#### To do:
Pictures excluded, return the lines below from the first through the line holding "22.1, 19, 15]".
::: Data excerpt
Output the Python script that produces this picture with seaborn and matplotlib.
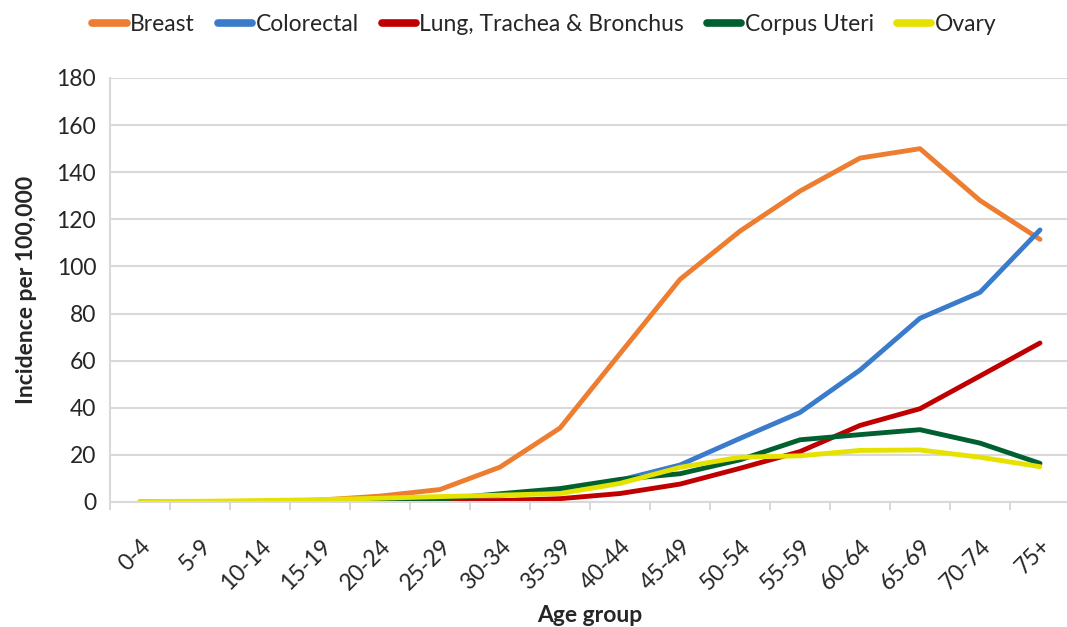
import matplotlib
matplotlib.use('Agg')
import matplotlib.pyplot as plt
import seaborn as sns
import pandas as pd
import numpy as np

# Data
age_groups = ['0-4', '5-9', '10-14', '15-19', '20-24', '25-29', '30-34', '35-39',
              '40-44', '45-49', '50-54', '55-59', '60-64', '65-69', '70-74', '75+']
breast = [0, 0, 0.2, 0.8, 2.5, 5.3, 14.8, 31.4, 63, 94.5, 115, 132, 146, 150, 128, 111.5]
colorectal = [0, 0.1, 0.3, 0.6, 1, 1.6, 2.8, 5, 9.3, 15.7, 27, 38, 56, 78, 89, 115.5]
lung = [0, 0, 0.1, 0.2, 0.3, 0.4, 0.6, 1.4, 3.6, 7.6, 14.3, 21.4, 32.5, 39.6, 53.5, 67.5]
corpus_uteri = [0, 0, 0.1, 0.2, 0.5, 1.2, 3.5, 5.7, 9.6, 12, 17.9, 26.4, 28.6, 30.7, 25, 16.4]
ovary = [0.2, 0.3, 0.6, 1, 1.6, 2.3, 2.9, 3.6, 7.9, 14.7, 19, 19.6, 21.9, 22.1, 19, 15]

series_names = ['Breast', 'Colorectal', 'Lung, Trachea & Bronchus', 'Corpus Uteri', 'Ovary']
series_values = [breast, colorectal, lung, corpus_uteri, ovary]
colors = ['#ED7D31', '#3A7BCC', '#C00000', '#006030', '#E6E200']

# long-form table for seaborn
rows = []
for name, vals in zip(series_names, series_values):
    for i, v in enumerate(vals):
        rows.append({'pos': i, 'age': age_groups[i], 'site': name, 'rate': v})
df = pd.DataFrame(rows)

sns.set_style('white')
plt.rcParams['font.family'] = ['Lato', 'DejaVu Sans']

fig = plt.figure(figsize=(10.67, 6.27), dpi=100)
ax = fig.add_axes([110 / 1067, 125 / 627, 960 / 1067, 424 / 627])

sns.lineplot(data=df, x='pos', y='rate', hue='site', hue_order=series_names,
             palette=colors, linewidth=3.5, sort=False, ax=ax, legend=True)

ax.set_xlim(-0.5, len(age_groups) - 0.5)
ax.set_ylim(0, 180)
ax.set_yticks(range(0, 181, 20))
ax.set_xticks(range(len(age_groups)))
ax.set_xticks(np.arange(-0.5, len(age_groups), 1), minor=True)
ax.set_xticklabels(age_groups, rotation=45, ha='right', rotation_mode='anchor')

grid_col = '#D9D9D9'
ax.yaxis.grid(True, color=grid_col, linewidth=1.5)
ax.xaxis.grid(False)
for s in ['top', 'right']:
    ax.spines[s].set_visible(False)
for s in ['left', 'bottom']:
    ax.spines[s].set_color(grid_col)
    ax.spines[s].set_linewidth(1.5)
ax.set_axisbelow(True)

fs = 16.5
ax.tick_params(axis='y', which='major', length=6, color=grid_col, width=1.5,
               labelsize=fs, labelcolor='#262626', pad=4)
ax.tick_params(axis='x', which='major', length=0, labelsize=fs, labelcolor='#262626', pad=24)
ax.tick_params(axis='x', which='minor', length=6, color=grid_col, width=1.5, bottom=True)

ax.set_xlabel('Age group', fontsize=fs, fontweight='bold', color='#262626', labelpad=8)
ax.set_ylabel('Incidence per 100,000', fontsize=fs, fontweight='bold', color='#262626', labelpad=14)

handles, labels = ax.get_legend_handles_labels()
for h in handles:
    h.set_linewidth(5.5)
ax.get_legend().remove()
fig.legend(handles, labels, loc='upper center', bbox_to_anchor=(0.51, 1.01), ncol=5,
           frameon=False, fontsize=fs, handlelength=1.5, handletextpad=0.15,
           columnspacing=1.0, labelcolor='#262626')

fig.savefig('out.png', dpi=100)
::::::
#### Written solution:
Output the Python script that produces this picture with seaborn and matplotlib.
import matplotlib
matplotlib.use('Agg')
import matplotlib.pyplot as plt
import seaborn as sns
import pandas as pd
import numpy as np

# Data
age_groups = ['0-4', '5-9', '10-14', '15-19', '20-24', '25-29', '30-34', '35-39',
              '40-44', '45-49', '50-54', '55-59', '60-64', '65-69', '70-74', '75+']
breast = [0, 0, 0.2, 0.8, 2.5, 5.3, 14.8, 31.4, 63, 94.5, 115, 132, 146, 150, 128, 111.5]
colorectal = [0, 0.1, 0.3, 0.6, 1, 1.6, 2.8, 5, 9.3, 15.7, 27, 38, 56, 78, 89, 115.5]
lung = [0, 0, 0.1, 0.2, 0.3, 0.4, 0.6, 1.4, 3.6, 7.6, 14.3, 21.4, 32.5, 39.6, 53.5, 67.5]
corpus_uteri = [0, 0, 0.1, 0.2, 0.5, 1.2, 3.5, 5.7, 9.6, 12, 17.9, 26.4, 28.6, 30.7, 25, 16.4]
ovary = [0.2, 0.3, 0.6, 1, 1.6, 2.3, 2.9, 3.6, 7.9, 14.7, 19, 19.6, 21.9, 22.1, 19, 15]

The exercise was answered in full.